Control of noise in the workplace
Our acoustic technicians carry out full monitoring and assessment of employee noise exposures, in accordance with the current Noise at Work Regulations. Individual tasks/jobs are assessed for risk of hearing damage and specific advice is then provided on any actions that may be required.
Today we travelled to Whitley Lodge in the North of England, in order to carry out an assessment of occupational exposure to noise. The property we attended was a factory that specialises in the production of electronic healthcare components. The main production building had an open plan layout and is subdivided into; automatic board assembly, manual board assembly, soldering area, final build, non-dispersed area, service centre, storage areas and several offices and welfare facilities. The factory employs approximately 80 employees in the production area and their total exposure time during a working day is considered to be 8 hours and 45 minutes.
Conducting the noise assessment
Our surveyor measures the noise exposure with the help of specialist equipment. The equipment we used in this assessment was a B&K precision sound level meter type 2236, class 1.
Our surveyor took measurements of A-weighted sound pressure levels and C-weighted peak sound pressure levels at the employees’ ear position, while they were carrying out typical work operations. We are then able to calculate the daily personal exposure from the measured noise levels and the length of time the employee is likely to be exposed to the noise.
Once the assessment had been conducted we were able to conclude that all employees working in the production area are likely to be exposed to a daily or weekly personal noise exposure level below the lower action value of 80 dB(A).

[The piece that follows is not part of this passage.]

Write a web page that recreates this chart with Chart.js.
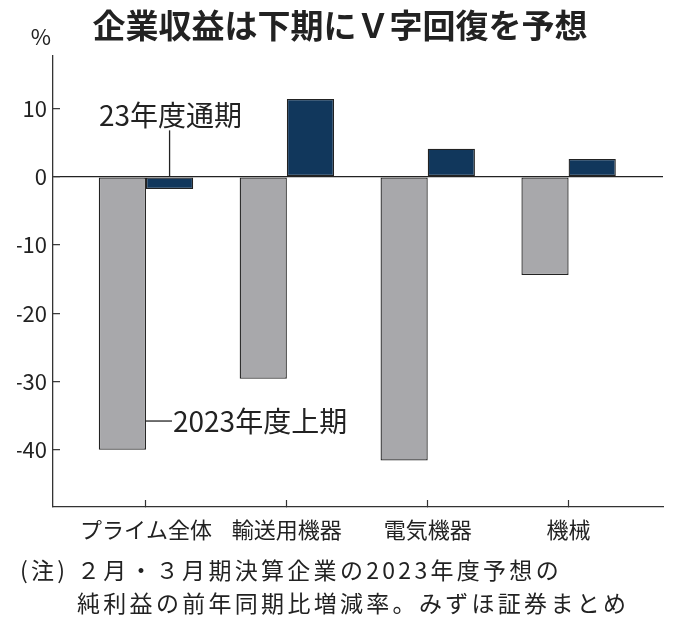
<!DOCTYPE html>
<html>
<head>
<meta charset="utf-8">
<script src="https://cdn.jsdelivr.net/npm/chart.js@4.4.1/dist/chart.umd.min.js"></script>
<style>
  html, body { margin: 0; padding: 0; background: #ffffff; }
  #wrap { width: 680px; height: 627px; position: relative; }
</style>
</head>
<body>
<div id="wrap"><canvas id="c" width="680" height="627"></canvas></div>
<script>
// ---- data ----
const categories = ['プライム全体', '輸送用機器', '電気機器', '機械'];
const firstHalf = [-40.0, -29.6, -41.6, -14.4];   // 2023年度上期
const fullYear  = [-1.8, 11.4, 4.1, 2.6];         // 23年度通期
const seriesNames = ['2023年度上期', '23年度通期'];
const yTickStep = 10;
const titleText = '企業収益は下期にＶ字回復を予想';
const unitText = '%';
const noteLines = ['(注) ２月・３月期決算企業の2023年度予想の', '純利益の前年同期比増減率。みずほ証券まとめ'];

const FONT = '"Noto Sans CJK JP", "Noto Sans CJK SC", sans-serif';
Chart.defaults.font.family = FONT;
Chart.defaults.color = '#222';

const toPoints = arr => arr.map((v, i) => ({ x: i, y: v }));

const annotationPlugin = {
  id: 'annotations',
  afterDatasetsDraw(chart) {
    const ctx = chart.ctx;
    const y = chart.scales.y;
    const barGray = chart.getDatasetMeta(0).data[0];
    const barBlue = chart.getDatasetMeta(1).data[0];
    ctx.save();
    ctx.strokeStyle = '#222';
    ctx.lineWidth = 1.3;
    ctx.fillStyle = '#222';
    ctx.font = '28px ' + FONT;
    // 23年度通期 callout
    ctx.beginPath();
    ctx.moveTo(barBlue.x, y.getPixelForValue(6.8));
    ctx.lineTo(barBlue.x, y.getPixelForValue(0));
    ctx.stroke();
    ctx.textAlign = 'center';
    ctx.textBaseline = 'middle';
    ctx.fillText(seriesNames[1], barBlue.x + 1, y.getPixelForValue(9.0));
    // 2023年度上期 callout
    const gx = barGray.x + barGray.width / 2;
    const gy = y.getPixelForValue(-35.8);
    ctx.beginPath();
    ctx.moveTo(gx, gy);
    ctx.lineTo(gx + 26, gy);
    ctx.stroke();
    ctx.textAlign = 'left';
    ctx.fillText(seriesNames[0], gx + 27, gy);
    ctx.restore();
  },
  afterDraw(chart) {
    const ctx = chart.ctx;
    const area = chart.chartArea;
    ctx.save();
    ctx.fillStyle = '#222';
    ctx.textBaseline = 'middle';
    // unit
    ctx.font = '22px ' + FONT;
    ctx.textAlign = 'center';
    ctx.fillText(unitText, area.left - 12, area.top - 19);
    // footnote
    ctx.font = '23px ' + FONT;
    ctx.textAlign = 'left';
    try { ctx.letterSpacing = '3.3px'; } catch (e) {}
    ctx.fillText(noteLines[0], 20, 570);
    ctx.fillText(noteLines[1], 77, 603);
    ctx.restore();
  }
};

new Chart(document.getElementById('c'), {
  type: 'bar',
  data: {
    datasets: [
      {
        label: seriesNames[0],
        data: toPoints(firstHalf),
        backgroundColor: '#a8a8ab',
        borderColor: '#222',
        borderWidth: 1.3,
        borderSkipped: false,
        categoryPercentage: 0.67,
        barPercentage: 1.0
      },
      {
        label: seriesNames[1],
        data: toPoints(fullYear),
        backgroundColor: '#11375c',
        borderColor: '#222',
        borderWidth: 1.3,
        borderSkipped: false,
        categoryPercentage: 0.67,
        barPercentage: 1.0
      }
    ]
  },
  options: {
    responsive: false,
    animation: false,
    devicePixelRatio: 1,
    layout: { padding: { left: 17, right: 17, top: 0, bottom: 80 } },
    plugins: {
      legend: { display: false },
      tooltip: { enabled: false },
      title: {
        display: true,
        text: titleText,
        color: '#222',
        font: { size: 33, weight: 'bold', family: FONT, lineHeight: 1.2 },
        padding: { top: 6, bottom: 10.4 }
      }
    },
    scales: {
      x: {
        type: 'linear',
        min: -0.66,
        max: 3.67,
        offset: false,
        afterBuildTicks: s => { s.ticks = categories.map((_, i) => ({ value: i })); },
        afterFit: s => { s.height = 40; },
        ticks: {
          callback: v => categories[v],
          autoSkip: false,
          maxRotation: 0,
          minRotation: 0,
          padding: 16,
          color: '#222',
          font: { size: 22 }
        },
        grid: {
          offset: false,
          drawOnChartArea: false,
          tickLength: -7,
          tickColor: '#333',
          tickWidth: 1.2
        },
        border: { color: '#333', width: 1.3 }
      },
      y: {
        min: -48.4,
        max: 17.7,
        afterFit: s => { s.width = 36; },
        ticks: {
          stepSize: yTickStep,
          includeBounds: false,
          padding: 13,
          color: '#222',
          font: { size: 22 }
        },
        grid: {
          color: c => (c.tick && c.tick.value === 0) ? '#222' : 'rgba(0,0,0,0)',
          lineWidth: 1.3,
          tickLength: -7,
          tickColor: '#333',
          tickWidth: 1.2
        },
        border: { color: '#333', width: 1.3 }
      }
    }
  },
  plugins: [annotationPlugin]
});
</script>
</body>
</html>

Our recommendations to minimise exposure to noise within the workplace
In order to keep employees’ exposure to noise at a minimum we recommend that this assessment should be reviewed an updated if circumstances in the workplace alter, for example if machinery is repositioned, replaced or new machinery installed. If circumstances do not change it is still important that the risk assessment is carried out every two years.
To comply with the current Noise Regulations, employers have a duty to inform and train any employees who are exposed to noise at or above the Lower action value of 80dB(A) about the dangers from exposure to excessive noise. This also applies to any temporary staff as they could also be at risk.